Red Room

Known as the Red Room it was the reception room and obviously takes its name from the color of the walls. On the walls you find some of the most important paintings of the house which consists of over 200 paintings, dating from the fifteenth to the twentieth centuries.
The room has a fine polychrome marble fireplace which was put in during the works directed by Tagliaferri; it was not intended for being use because the house was lived only in the summer, but it is in the logic of the decoration and embellishes this room like any other piece of furniture.

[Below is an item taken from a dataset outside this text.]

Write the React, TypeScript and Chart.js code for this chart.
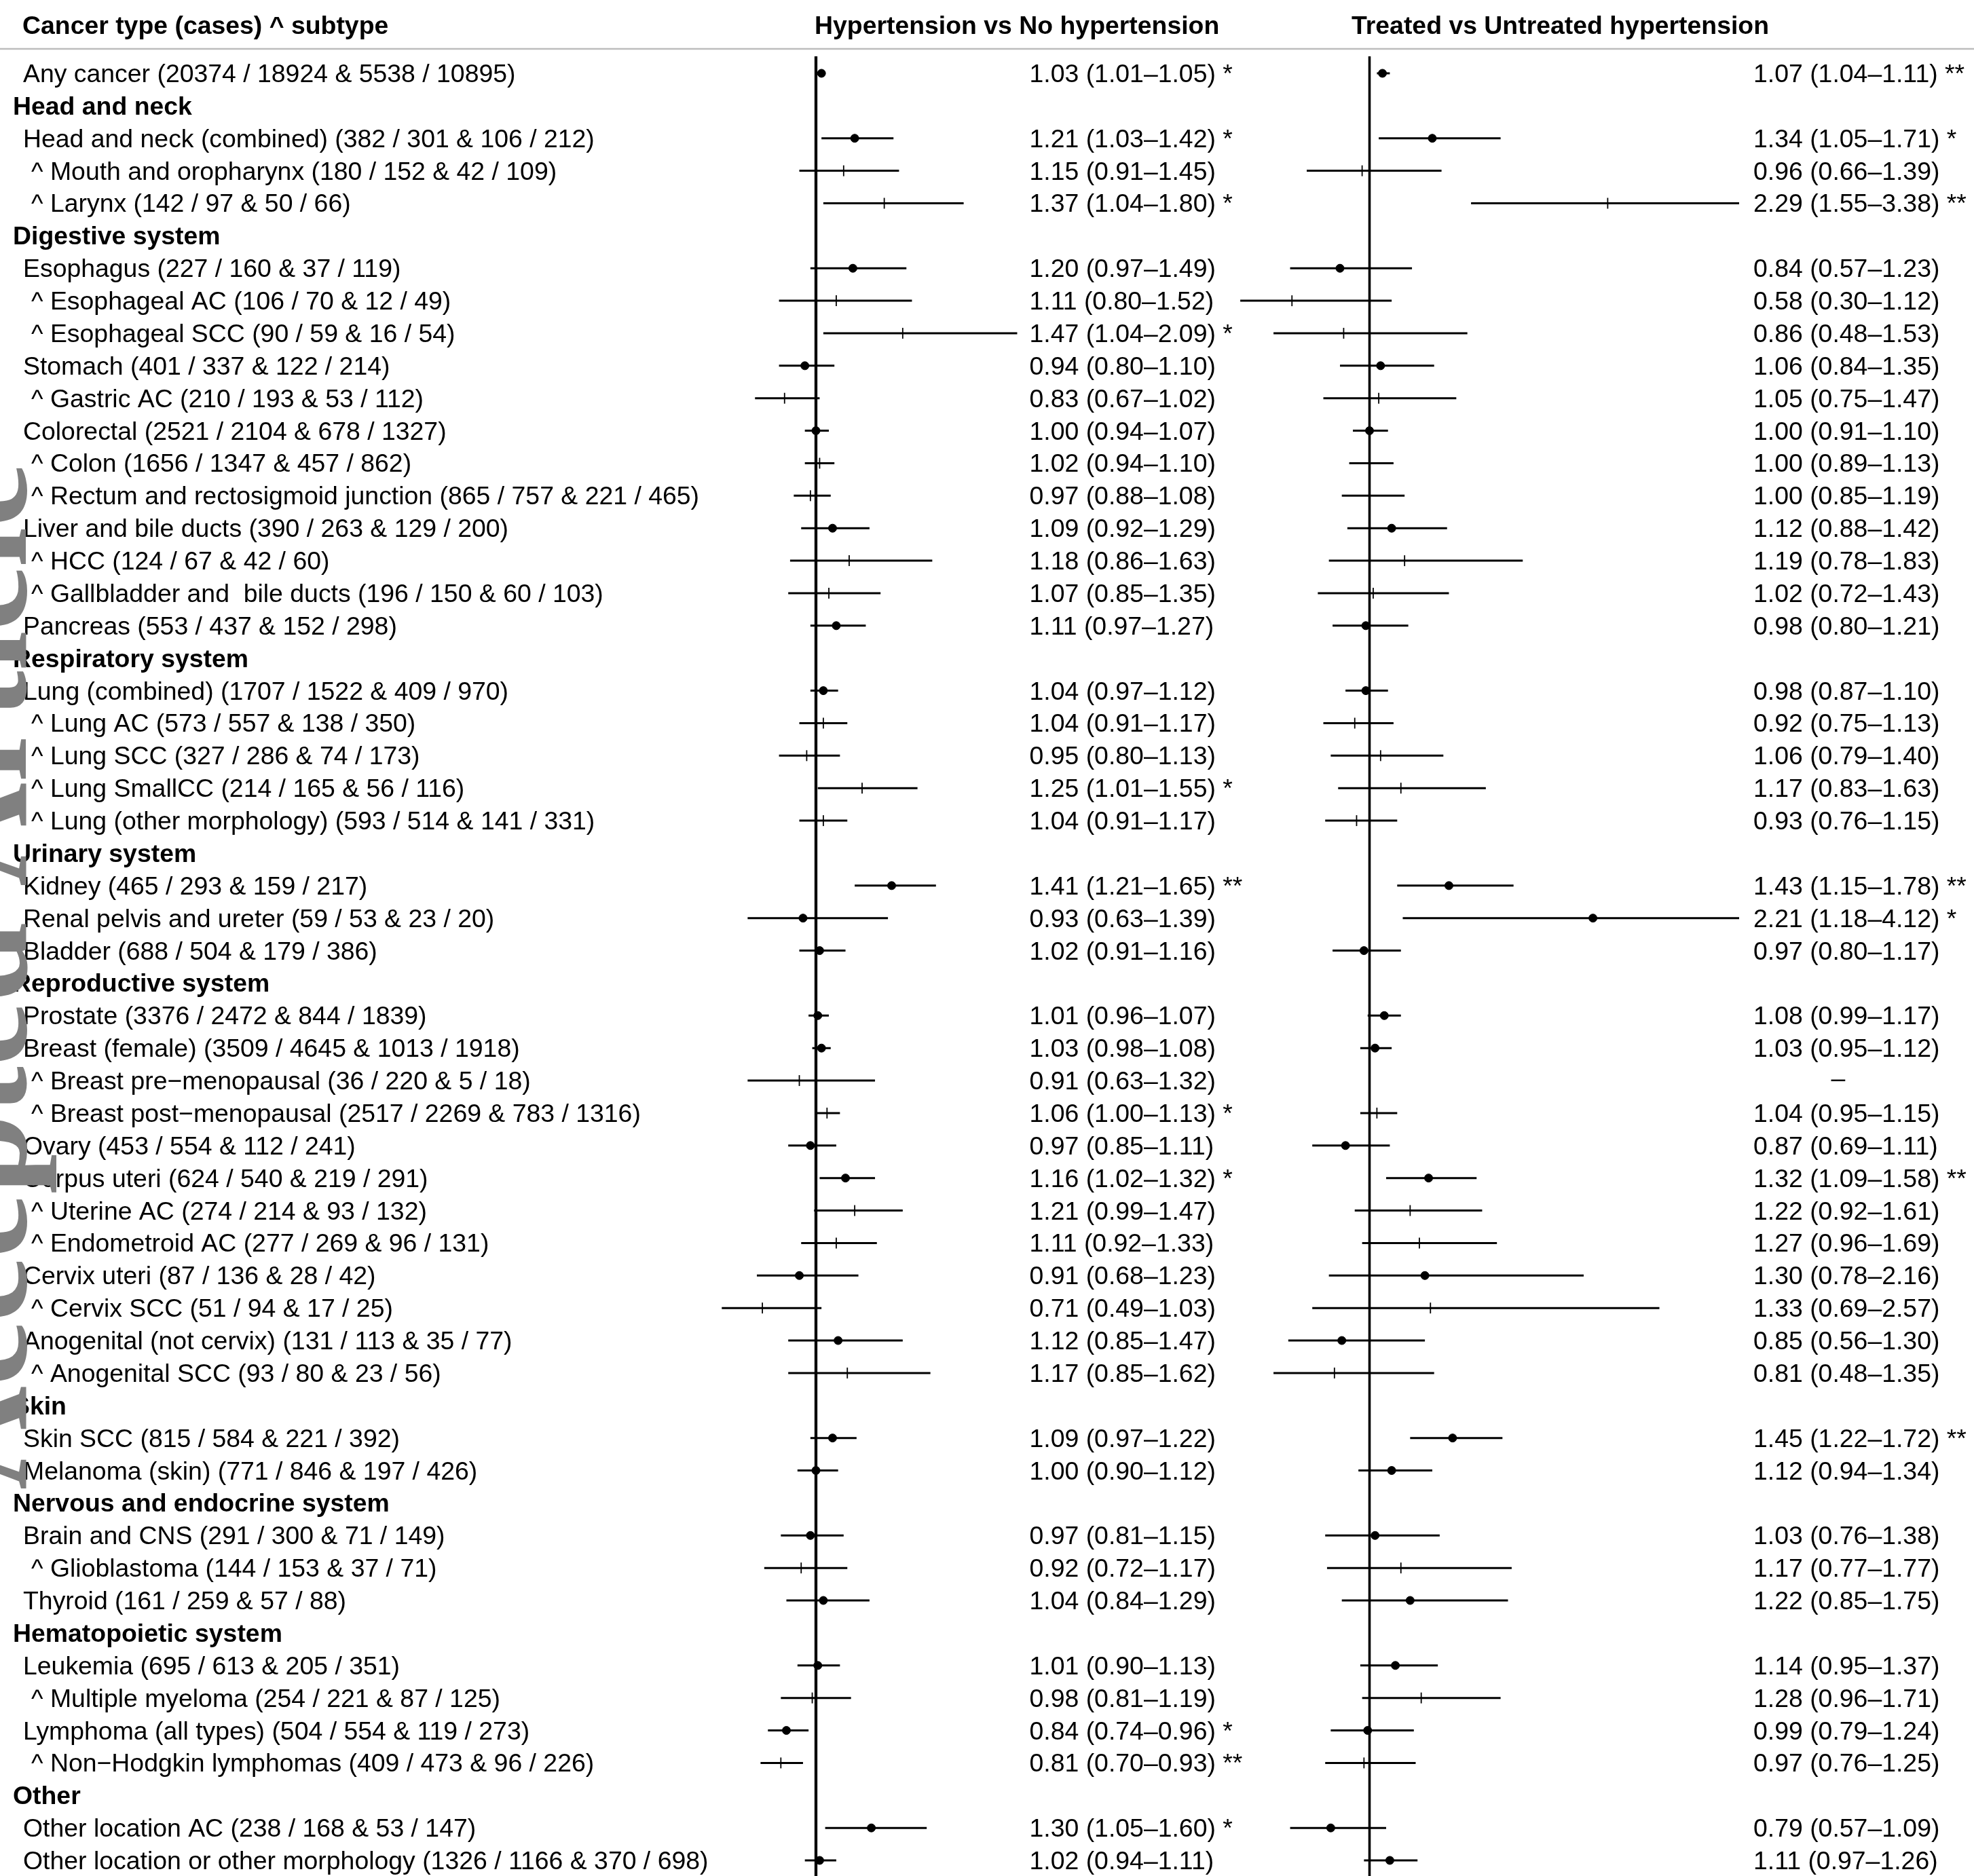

The bust in the corner shows Cicero, the most important orator of classical times. Ugo da Como was a lawyer, so it is not a coincidence that he decided to place the bust of Cicero here; this sculpture was even more important for Da Como because it was a legacy from Giuseppe Zanardelli, an important politician and prime minister, who introduced Ugo Da Como at his professional and political career.
In the middle of the Venetian seminato, marble chips floor, there is the heraldic shield with the emblem of Brescia.
In this room it’s possible to recognize other traces of the Venetian past of the house: in fact, to the lintels of two doors were carved the coats of arms of two Podestà who governed Lonato in the eighteenth century; these two coat of arms, as those on the wall of the gallery, were completely scratched away in the Jacobin period as a gesture of contempt against the aristocracy.